AR: A jak włączyć całe środowisko edukacyjne?

GDH: Są dwa rozwiązania. Pierwsze – systemowe, oznacza, że politycy lub samorządowcy uznają go za program, który może pomóc w strategicznym rozwoju regionu. I tak jest np. w województwie Kujawsko – Pomorskim, gdzie został on wpisany w taką trzyletnią strategię. Od lutego przyszłego roku 1200 nauczycieli przedszkolnych i szkolnych z 200 placówek przystępuje do jego realizacji. Tutaj więc samorządowcy wykazali się dużą dalekowzrocznością. Ale można też iść małymi kroczkami, zaczynając od dyrektora przedszkola, który przekona do „Klucza …” współpracowników i rodziców.

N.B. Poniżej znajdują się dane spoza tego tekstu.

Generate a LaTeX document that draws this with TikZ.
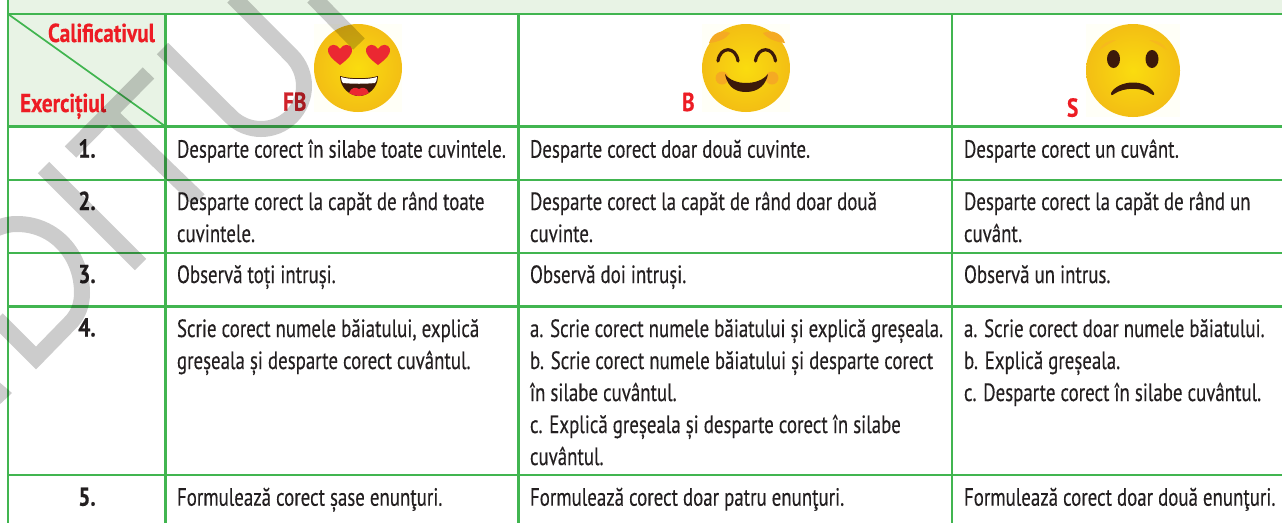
\documentclass[tikz,border=0pt]{standalone}
\usepackage{fontspec}
\setmainfont[FakeStretch=0.755,FakeBold=0.25]{PT Sans}
\newfontfamily\headfont[FakeStretch=0.82,BoldFeatures={FakeBold=0.4}]{PT Sans}
\definecolor{gridgreen}{RGB}{65,181,80}
\definecolor{palegreen}{RGB}{232,243,229}
\definecolor{inkdark}{RGB}{35,31,32}
\definecolor{headred}{RGB}{237,28,36}
\definecolor{fbred}{RGB}{208,34,42}
\definecolor{faceyellow}{RGB}{250,220,15}
\definecolor{faceedge}{RGB}{243,190,20}
\definecolor{browngrey}{RGB}{60,25,10}
\definecolor{blush}{RGB}{245,170,35}
\definecolor{heartred}{RGB}{235,40,50}
\tikzset{
  gridline/.style={draw=gridgreen,line width=2.6pt},
  celltext/.style={anchor=base west,inner sep=0pt,outer sep=0pt,align=left,text=inkdark,font=\fontsize{25}{32}\selectfont},
  numtext/.style={anchor=base,inner sep=0pt,outer sep=0pt,text=inkdark,font=\fontsize{26}{32}\selectfont\headfont\bfseries},
  headtext/.style={anchor=base west,inner sep=0pt,outer sep=0pt,text=headred,font=\fontsize{26}{28}\selectfont\headfont\bfseries},
  markfb/.style={headtext,text=fbred},
  watermark/.style={draw=black,opacity=0.2,line width=16pt,line join=miter,line cap=butt},
  watertip/.style={fill=black,opacity=0.2},
  faceshade/.style={inner color=faceyellow,middle color=faceyellow,outer color=faceedge},
}
\begin{document}
\begin{tikzpicture}[x=1pt,y=-1pt]
\useasboundingbox (0,0) rectangle (1282,523);
\fill[white] (0,0) rectangle (1282,523);
% tinted areas
\fill[palegreen] (8,0) rectangle (1282,14);
\fill[palegreen] (8,14) rectangle (165.5,126.5);
% grid
\draw[gridline] (8,0) -- (8,523);
\draw[gridline] (165.5,14) -- (165.5,523);
\draw[gridline] (518.5,14) -- (518.5,523);
\draw[gridline] (952,14) -- (952,523);
\foreach \yy in {14,126.5,180,253,306.5,475} \draw[gridline] (8,\yy) -- (1282,\yy);
\draw[draw=gridgreen,line width=1.7pt] (8,14) -- (165.5,126.5);

% emoji FB
\fill[white!97!yellow] (314,24) rectangle (402,112);
\shade[faceshade] (358,68) circle[radius=44pt];
\foreach \hx in {340,378}{
  \fill[heartred] (\hx,65) .. controls (\hx-8,59) and (\hx-13,54) .. (\hx-12,49)
    .. controls (\hx-11,44) and (\hx-3,43) .. (\hx,49)
    .. controls (\hx+3,43) and (\hx+11,44) .. (\hx+12,49)
    .. controls (\hx+13,54) and (\hx+8,59) .. (\hx,65) -- cycle;
}
\fill[browngrey] (340,76) .. controls (350,79) and (368,79) .. (378,76)
  .. controls (378,88) and (368,96) .. (359,96) .. controls (350,96) and (340,88) .. (340,76) -- cycle;
\fill[white] (341,77) .. controls (350,80) and (368,80) .. (377,77)
  .. controls (377,80) and (376,82) .. (375,83) .. controls (365,84) and (353,84) .. (343,83)
  .. controls (342,82) and (341,80) .. (341,77) -- cycle;
\fill[heartred] (349,93) .. controls (351,87) and (356,87) .. (359,89)
  .. controls (362,87) and (367,87) .. (369,93) .. controls (363,97) and (355,97) .. (349,93) -- cycle;

% emoji B
\fill[white!97!yellow] (702,24) rectangle (790,112);
\shade[faceshade] (746,68) circle[radius=44pt];
\fill[blush] (722,78) circle[radius=6.5pt];
\fill[blush] (772,78) circle[radius=6.5pt];
\fill[blush] (709,43) .. controls (712,33) and (722,29) .. (730,33) .. controls (726,39) and (718,42) .. (709,43) -- cycle;
\fill[blush] (785,43) .. controls (782,33) and (772,29) .. (763,33) .. controls (768,39) and (776,42) .. (785,43) -- cycle;
\foreach \ex in {728,765.5}{
  \draw[browngrey,line width=3.2pt,line cap=round] (\ex-10,61) .. controls (\ex-8,46) and (\ex+8,46) .. (\ex+10,61);
}
\fill[browngrey] (725,74) .. controls (733,86) and (759,86) .. (768,74)
  .. controls (765,90) and (752,92) .. (746,92) .. controls (739,92) and (728,90) .. (725,74) -- cycle;

% emoji S
\fill[white!97!yellow] (1086,24) rectangle (1180,117);
\shade[faceshade] (1133,70.5) ellipse[x radius=47pt,y radius=46.5pt];
\fill[blush!70!faceyellow] (1099,50) .. controls (1102,44) and (1108,40) .. (1116,40) .. controls (1110,43) and (1105,46) .. (1099,50) -- cycle;
\fill[blush!70!faceyellow] (1167,50) .. controls (1164,44) and (1158,40) .. (1149,40) .. controls (1155,43) and (1161,46) .. (1167,50) -- cycle;
\fill[browngrey] (1113.5,59) ellipse[x radius=6.5pt,y radius=9pt];
\fill[browngrey] (1152,59) ellipse[x radius=6.5pt,y radius=9pt];
\fill[browngrey] (1111,93) .. controls (1118,80) and (1146,78) .. (1154,93)
  .. controls (1155,96) and (1152,95) .. (1151,94) .. controls (1142,87) and (1124,87) .. (1114,94)
  .. controls (1112,96) and (1110,95) .. (1111,93) -- cycle;

% header labels
\node[headtext] (calif) at (48,42) {Calificativul};
\node[headtext] (exer) at (20,112) {Exercițiul};
\node[markfb] (fb) at (283,110.7) {FB};
\node[headtext] (b) at (682,111) {B};
\node[headtext] (s) at (1067,116.7) {S};

% row numbers
\node[numtext] (n1) at (87,157.7) {1.};
\node[numtext] (n2) at (87,210) {2.};
\node[numtext] (n3) at (87,283) {3.};
\node[numtext] (n4) at (87,336.5) {4.};
\node[numtext] (n5) at (87,505.7) {5.};

% column FB (a multi-line node is placed by the baseline of its last line)
\node[celltext] (a1) at (177,157.7) {Desparte corect în silabe toate cuvintele.};
\node[celltext] (a2) at (177,242) {Desparte corect la capăt de rând toate\\cuvintele.};
\node[celltext] (a3) at (177,283) {Observă toți intruși.};
\node[celltext] (a4) at (177,369) {Scrie corect numele băiatului, explică\\greșeala și desparte corect cuvântul.};
\node[celltext] (a5) at (177,505.7) {Formulează corect șase enunţuri.};
% column B
\node[celltext] (b1) at (530,157.7) {Desparte corect doar două cuvinte.};
\node[celltext] (b2) at (530,242) {Desparte corect la capăt de rând doar două\\cuvinte.};
\node[celltext] (b3) at (530,283) {Observă doi intruși.};
\node[celltext] (b4) at (530,465) {a. Scrie corect numele băiatului și explică greșeala.\\b. Scrie corect numele băiatului și desparte corect\\în silabe cuvântul.\\c. Explică greșeala și desparte corect în silabe\\cuvântul.};
\node[celltext] (b5) at (530,505.7) {Formulează corect doar patru enunţuri.};
% column S
\node[celltext] (c1) at (964,157.7) {Desparte corect un cuvânt.};
\node[celltext] (c2) at (964,242) {Desparte corect la capăt de rând un\\cuvânt.};
\node[celltext] (c3) at (964,283) {Observă un intrus.};
\node[celltext] (c4) at (964,401) {a. Scrie corect doar numele băiatului.\\b. Explică greșeala.\\c. Desparte corect în silabe cuvântul.};
\node[celltext] (c5) at (964,505.7) {Formulează corect doar două enunţuri.};

% watermark letters
\draw[watermark]
  (-3,319) -- (36,358) -- (72,321) .. controls (78,314) and (82,305) .. (82,293)
    .. controls (82,255) and (55,224) .. (17,224) .. controls (10,224) and (5,225) .. (-5,229)
  (43.5,167.5) -- (140.5,264.5)
  (70.5,152) -- (148.5,73)
  (114.5,118.5) -- (199,200)
  (162.5,48.5) -- (230.6,116.4) .. controls (247.4,133.2) and (274.6,133.2) .. (291.4,116.4)
    .. controls (308.2,99.6) and (308.2,72.4) .. (291.4,55.6) -- (233,-3)
  (313,-3) -- (359,44);
\fill[watertip] (-2,381) -- (12,393) -- (-2,406) -- cycle;
\end{tikzpicture}
\end{document}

AR: Na początku mówiła Pani, że rozwinęła Pani ten program. Czy to oznacza, że rozwija go Pani dalej?

GDH: Mój zespół rozpoczął pracę nad programem w Moskwie. Dwanaście lat temu przeniosłam jego realizację do Wielkiej Brytanii i tam zaczęłam popularyzować dzieła Wygotskiego. Zaczęłam tłumaczyć jego prace na język angielski i rozszerzać oryginalne sesje. Niektóre z nich składały się z 2-3 akapitów, a ja rozszerzyłam je do 2-3 stron. Ten program nie przestanie więc żyć, ale nie będzie już dalej rozwijany w takim stopniu, jak dotychczas, ponieważ ma wszystkie dwanaście modułów, które były zaplanowane.